=== Supplied data ===
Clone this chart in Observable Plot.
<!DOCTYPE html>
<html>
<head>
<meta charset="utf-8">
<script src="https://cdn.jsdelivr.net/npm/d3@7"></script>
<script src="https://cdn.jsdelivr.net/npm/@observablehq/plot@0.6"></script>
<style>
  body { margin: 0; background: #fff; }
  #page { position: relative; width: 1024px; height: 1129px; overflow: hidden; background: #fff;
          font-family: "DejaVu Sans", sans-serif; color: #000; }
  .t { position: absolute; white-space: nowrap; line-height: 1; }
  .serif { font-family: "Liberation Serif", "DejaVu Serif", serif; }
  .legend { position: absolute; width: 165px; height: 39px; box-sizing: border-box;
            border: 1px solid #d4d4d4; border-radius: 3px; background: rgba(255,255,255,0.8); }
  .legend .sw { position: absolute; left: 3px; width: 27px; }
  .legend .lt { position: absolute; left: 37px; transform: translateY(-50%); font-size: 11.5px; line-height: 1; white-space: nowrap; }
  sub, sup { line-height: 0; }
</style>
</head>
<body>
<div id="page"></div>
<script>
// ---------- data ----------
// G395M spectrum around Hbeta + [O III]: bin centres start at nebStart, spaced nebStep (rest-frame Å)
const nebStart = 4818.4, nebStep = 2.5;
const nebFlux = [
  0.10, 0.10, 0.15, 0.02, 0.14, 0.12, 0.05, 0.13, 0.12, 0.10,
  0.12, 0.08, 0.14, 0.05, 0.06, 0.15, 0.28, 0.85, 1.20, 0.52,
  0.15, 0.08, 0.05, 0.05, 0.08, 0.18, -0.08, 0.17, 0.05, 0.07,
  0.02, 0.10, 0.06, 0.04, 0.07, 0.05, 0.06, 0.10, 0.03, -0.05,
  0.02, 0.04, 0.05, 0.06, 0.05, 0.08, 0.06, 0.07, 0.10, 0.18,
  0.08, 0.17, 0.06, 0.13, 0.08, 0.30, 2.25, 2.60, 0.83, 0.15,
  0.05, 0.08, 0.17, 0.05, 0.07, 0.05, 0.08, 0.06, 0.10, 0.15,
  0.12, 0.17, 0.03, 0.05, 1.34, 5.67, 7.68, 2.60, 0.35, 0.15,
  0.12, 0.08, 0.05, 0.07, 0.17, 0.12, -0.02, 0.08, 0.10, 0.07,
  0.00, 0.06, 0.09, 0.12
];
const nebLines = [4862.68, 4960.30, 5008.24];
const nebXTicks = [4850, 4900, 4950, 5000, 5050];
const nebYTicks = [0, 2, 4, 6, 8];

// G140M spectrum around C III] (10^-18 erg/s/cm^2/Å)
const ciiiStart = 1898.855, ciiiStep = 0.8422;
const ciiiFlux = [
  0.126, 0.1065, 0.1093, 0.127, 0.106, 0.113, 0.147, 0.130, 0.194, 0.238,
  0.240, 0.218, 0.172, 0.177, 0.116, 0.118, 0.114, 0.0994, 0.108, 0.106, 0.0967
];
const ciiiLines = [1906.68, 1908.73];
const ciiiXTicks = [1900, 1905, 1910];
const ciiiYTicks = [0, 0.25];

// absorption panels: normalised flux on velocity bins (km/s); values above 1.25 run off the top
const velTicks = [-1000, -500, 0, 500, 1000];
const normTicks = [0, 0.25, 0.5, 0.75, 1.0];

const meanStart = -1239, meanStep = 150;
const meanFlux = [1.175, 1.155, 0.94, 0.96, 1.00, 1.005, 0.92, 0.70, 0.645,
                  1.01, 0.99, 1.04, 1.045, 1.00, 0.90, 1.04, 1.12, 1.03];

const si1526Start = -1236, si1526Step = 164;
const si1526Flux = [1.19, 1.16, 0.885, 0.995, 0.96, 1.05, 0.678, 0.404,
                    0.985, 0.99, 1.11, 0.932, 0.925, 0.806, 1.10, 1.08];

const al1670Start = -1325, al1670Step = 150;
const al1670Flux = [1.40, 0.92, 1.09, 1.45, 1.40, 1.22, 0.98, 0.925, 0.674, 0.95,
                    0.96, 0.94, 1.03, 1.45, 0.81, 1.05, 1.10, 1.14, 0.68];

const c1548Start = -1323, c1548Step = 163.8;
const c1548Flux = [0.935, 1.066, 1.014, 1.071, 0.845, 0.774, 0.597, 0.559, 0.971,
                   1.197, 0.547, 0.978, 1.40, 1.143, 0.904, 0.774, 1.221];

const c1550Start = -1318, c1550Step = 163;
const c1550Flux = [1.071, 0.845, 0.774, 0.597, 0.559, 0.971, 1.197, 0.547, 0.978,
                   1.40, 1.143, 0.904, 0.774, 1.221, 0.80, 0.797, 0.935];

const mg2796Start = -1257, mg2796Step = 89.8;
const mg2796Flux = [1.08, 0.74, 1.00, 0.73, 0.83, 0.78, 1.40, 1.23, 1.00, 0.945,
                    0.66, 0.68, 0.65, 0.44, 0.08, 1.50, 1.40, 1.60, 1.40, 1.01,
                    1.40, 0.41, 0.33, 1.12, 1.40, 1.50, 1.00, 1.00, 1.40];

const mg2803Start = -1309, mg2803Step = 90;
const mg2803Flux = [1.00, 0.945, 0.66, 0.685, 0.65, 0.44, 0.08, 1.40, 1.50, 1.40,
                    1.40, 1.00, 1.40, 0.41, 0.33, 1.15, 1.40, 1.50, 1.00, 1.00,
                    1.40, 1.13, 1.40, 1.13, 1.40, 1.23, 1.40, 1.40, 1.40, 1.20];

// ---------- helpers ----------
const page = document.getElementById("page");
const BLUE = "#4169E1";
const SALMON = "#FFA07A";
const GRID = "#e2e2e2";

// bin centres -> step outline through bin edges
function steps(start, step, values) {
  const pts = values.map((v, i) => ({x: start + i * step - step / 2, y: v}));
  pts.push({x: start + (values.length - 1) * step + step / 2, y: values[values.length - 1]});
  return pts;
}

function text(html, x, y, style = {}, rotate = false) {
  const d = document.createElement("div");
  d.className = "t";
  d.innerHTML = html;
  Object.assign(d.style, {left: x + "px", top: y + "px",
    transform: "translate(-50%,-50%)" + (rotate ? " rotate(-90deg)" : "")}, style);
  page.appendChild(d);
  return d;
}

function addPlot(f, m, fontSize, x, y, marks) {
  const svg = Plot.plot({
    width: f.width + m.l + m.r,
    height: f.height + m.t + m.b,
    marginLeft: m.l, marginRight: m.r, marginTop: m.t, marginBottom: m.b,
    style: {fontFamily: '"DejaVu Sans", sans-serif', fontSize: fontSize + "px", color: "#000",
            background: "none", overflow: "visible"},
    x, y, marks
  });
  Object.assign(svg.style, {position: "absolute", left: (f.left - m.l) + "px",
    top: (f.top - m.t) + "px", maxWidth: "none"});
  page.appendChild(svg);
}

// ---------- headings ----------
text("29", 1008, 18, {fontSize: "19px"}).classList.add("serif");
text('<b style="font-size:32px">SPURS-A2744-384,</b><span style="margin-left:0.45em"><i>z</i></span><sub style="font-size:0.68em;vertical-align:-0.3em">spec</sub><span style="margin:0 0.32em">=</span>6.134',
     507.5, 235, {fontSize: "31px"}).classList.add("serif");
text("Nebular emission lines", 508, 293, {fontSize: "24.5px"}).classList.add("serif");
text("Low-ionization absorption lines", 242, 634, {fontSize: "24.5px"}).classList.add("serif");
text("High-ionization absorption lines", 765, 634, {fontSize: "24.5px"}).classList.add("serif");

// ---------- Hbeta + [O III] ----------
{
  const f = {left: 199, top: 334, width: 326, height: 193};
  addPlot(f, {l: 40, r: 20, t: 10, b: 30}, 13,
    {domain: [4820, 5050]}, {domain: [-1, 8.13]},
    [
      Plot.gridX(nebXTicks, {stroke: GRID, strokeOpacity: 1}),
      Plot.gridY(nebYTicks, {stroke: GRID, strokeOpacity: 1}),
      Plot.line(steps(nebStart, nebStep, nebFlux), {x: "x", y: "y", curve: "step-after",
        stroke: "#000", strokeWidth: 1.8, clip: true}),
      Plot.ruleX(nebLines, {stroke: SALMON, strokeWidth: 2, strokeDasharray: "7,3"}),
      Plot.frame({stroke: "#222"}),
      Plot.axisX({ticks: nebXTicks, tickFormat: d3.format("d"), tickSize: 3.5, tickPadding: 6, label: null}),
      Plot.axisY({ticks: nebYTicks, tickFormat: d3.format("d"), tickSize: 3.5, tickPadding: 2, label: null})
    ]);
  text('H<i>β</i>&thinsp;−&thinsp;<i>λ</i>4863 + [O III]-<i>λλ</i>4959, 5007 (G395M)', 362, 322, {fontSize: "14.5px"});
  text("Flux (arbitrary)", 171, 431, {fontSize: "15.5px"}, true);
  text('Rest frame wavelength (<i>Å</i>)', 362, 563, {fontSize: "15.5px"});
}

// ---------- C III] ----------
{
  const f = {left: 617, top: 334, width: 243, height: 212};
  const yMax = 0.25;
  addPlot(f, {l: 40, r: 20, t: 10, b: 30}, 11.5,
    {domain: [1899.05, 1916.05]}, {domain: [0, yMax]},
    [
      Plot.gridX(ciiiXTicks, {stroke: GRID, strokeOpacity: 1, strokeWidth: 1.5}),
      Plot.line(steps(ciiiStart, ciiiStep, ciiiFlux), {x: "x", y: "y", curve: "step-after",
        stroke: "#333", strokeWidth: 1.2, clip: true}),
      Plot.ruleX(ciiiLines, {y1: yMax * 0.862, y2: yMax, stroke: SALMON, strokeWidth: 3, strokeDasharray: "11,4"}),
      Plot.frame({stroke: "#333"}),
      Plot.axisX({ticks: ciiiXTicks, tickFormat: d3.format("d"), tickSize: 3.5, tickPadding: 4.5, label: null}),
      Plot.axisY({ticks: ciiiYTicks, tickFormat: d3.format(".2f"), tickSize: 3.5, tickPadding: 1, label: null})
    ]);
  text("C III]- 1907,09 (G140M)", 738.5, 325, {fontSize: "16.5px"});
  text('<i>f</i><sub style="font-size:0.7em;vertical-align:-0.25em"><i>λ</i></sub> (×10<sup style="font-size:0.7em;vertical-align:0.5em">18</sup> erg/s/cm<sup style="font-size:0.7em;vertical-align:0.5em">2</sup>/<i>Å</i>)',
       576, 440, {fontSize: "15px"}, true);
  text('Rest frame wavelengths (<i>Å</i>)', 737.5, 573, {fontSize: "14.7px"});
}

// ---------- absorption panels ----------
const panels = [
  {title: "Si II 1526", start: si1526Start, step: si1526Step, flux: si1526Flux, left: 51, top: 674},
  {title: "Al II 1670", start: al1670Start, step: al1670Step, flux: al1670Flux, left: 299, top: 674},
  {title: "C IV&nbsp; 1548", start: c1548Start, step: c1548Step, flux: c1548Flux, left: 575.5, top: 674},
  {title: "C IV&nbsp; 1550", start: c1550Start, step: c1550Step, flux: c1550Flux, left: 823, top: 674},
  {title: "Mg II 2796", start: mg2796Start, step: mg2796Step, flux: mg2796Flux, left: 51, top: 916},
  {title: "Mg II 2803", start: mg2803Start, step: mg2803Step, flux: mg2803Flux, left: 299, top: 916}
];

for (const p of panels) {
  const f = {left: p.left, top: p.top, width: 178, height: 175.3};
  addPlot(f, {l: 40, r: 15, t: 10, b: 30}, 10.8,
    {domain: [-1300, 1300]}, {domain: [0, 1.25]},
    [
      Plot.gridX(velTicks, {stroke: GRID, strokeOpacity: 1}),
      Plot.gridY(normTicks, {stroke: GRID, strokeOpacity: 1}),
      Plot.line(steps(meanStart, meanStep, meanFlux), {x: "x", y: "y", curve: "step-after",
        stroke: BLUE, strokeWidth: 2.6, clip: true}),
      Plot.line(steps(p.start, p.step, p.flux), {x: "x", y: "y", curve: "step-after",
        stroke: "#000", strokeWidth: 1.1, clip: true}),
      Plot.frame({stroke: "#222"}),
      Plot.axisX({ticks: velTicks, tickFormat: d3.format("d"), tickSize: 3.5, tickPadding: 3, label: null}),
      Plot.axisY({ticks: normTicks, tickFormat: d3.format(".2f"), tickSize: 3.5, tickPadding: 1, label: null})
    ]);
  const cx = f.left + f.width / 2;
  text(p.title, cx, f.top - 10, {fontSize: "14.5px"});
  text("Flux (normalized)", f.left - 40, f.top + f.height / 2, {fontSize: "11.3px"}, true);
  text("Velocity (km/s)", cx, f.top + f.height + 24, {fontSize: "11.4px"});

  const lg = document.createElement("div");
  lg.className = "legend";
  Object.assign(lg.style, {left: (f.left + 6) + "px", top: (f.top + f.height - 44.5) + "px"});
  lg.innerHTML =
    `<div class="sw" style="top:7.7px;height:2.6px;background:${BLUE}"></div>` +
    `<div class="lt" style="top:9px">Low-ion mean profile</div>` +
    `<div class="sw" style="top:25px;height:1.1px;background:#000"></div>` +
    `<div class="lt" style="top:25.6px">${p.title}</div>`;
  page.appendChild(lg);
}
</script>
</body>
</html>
===
Copy the lines from the start of the data verbatim, stopping after the line containing "const ciiiYTicks = [0, 0.25];".

# [Exercise solution]
Clone this chart in Observable Plot.
<!DOCTYPE html>
<html>
<head>
<meta charset="utf-8">
<script src="https://cdn.jsdelivr.net/npm/d3@7"></script>
<script src="https://cdn.jsdelivr.net/npm/@observablehq/plot@0.6"></script>
<style>
  body { margin: 0; background: #fff; }
  #page { position: relative; width: 1024px; height: 1129px; overflow: hidden; background: #fff;
          font-family: "DejaVu Sans", sans-serif; color: #000; }
  .t { position: absolute; white-space: nowrap; line-height: 1; }
  .serif { font-family: "Liberation Serif", "DejaVu Serif", serif; }
  .legend { position: absolute; width: 165px; height: 39px; box-sizing: border-box;
            border: 1px solid #d4d4d4; border-radius: 3px; background: rgba(255,255,255,0.8); }
  .legend .sw { position: absolute; left: 3px; width: 27px; }
  .legend .lt { position: absolute; left: 37px; transform: translateY(-50%); font-size: 11.5px; line-height: 1; white-space: nowrap; }
  sub, sup { line-height: 0; }
</style>
</head>
<body>
<div id="page"></div>
<script>
// ---------- data ----------
// G395M spectrum around Hbeta + [O III]: bin centres start at nebStart, spaced nebStep (rest-frame Å)
const nebStart = 4818.4, nebStep = 2.5;
const nebFlux = [
  0.10, 0.10, 0.15, 0.02, 0.14, 0.12, 0.05, 0.13, 0.12, 0.10,
  0.12, 0.08, 0.14, 0.05, 0.06, 0.15, 0.28, 0.85, 1.20, 0.52,
  0.15, 0.08, 0.05, 0.05, 0.08, 0.18, -0.08, 0.17, 0.05, 0.07,
  0.02, 0.10, 0.06, 0.04, 0.07, 0.05, 0.06, 0.10, 0.03, -0.05,
  0.02, 0.04, 0.05, 0.06, 0.05, 0.08, 0.06, 0.07, 0.10, 0.18,
  0.08, 0.17, 0.06, 0.13, 0.08, 0.30, 2.25, 2.60, 0.83, 0.15,
  0.05, 0.08, 0.17, 0.05, 0.07, 0.05, 0.08, 0.06, 0.10, 0.15,
  0.12, 0.17, 0.03, 0.05, 1.34, 5.67, 7.68, 2.60, 0.35, 0.15,
  0.12, 0.08, 0.05, 0.07, 0.17, 0.12, -0.02, 0.08, 0.10, 0.07,
  0.00, 0.06, 0.09, 0.12
];
const nebLines = [4862.68, 4960.30, 5008.24];
const nebXTicks = [4850, 4900, 4950, 5000, 5050];
const nebYTicks = [0, 2, 4, 6, 8];

// G140M spectrum around C III] (10^-18 erg/s/cm^2/Å)
const ciiiStart = 1898.855, ciiiStep = 0.8422;
const ciiiFlux = [
  0.126, 0.1065, 0.1093, 0.127, 0.106, 0.113, 0.147, 0.130, 0.194, 0.238,
  0.240, 0.218, 0.172, 0.177, 0.116, 0.118, 0.114, 0.0994, 0.108, 0.106, 0.0967
];
const ciiiLines = [1906.68, 1908.73];
const ciiiXTicks = [1900, 1905, 1910];
const ciiiYTicks = [0, 0.25];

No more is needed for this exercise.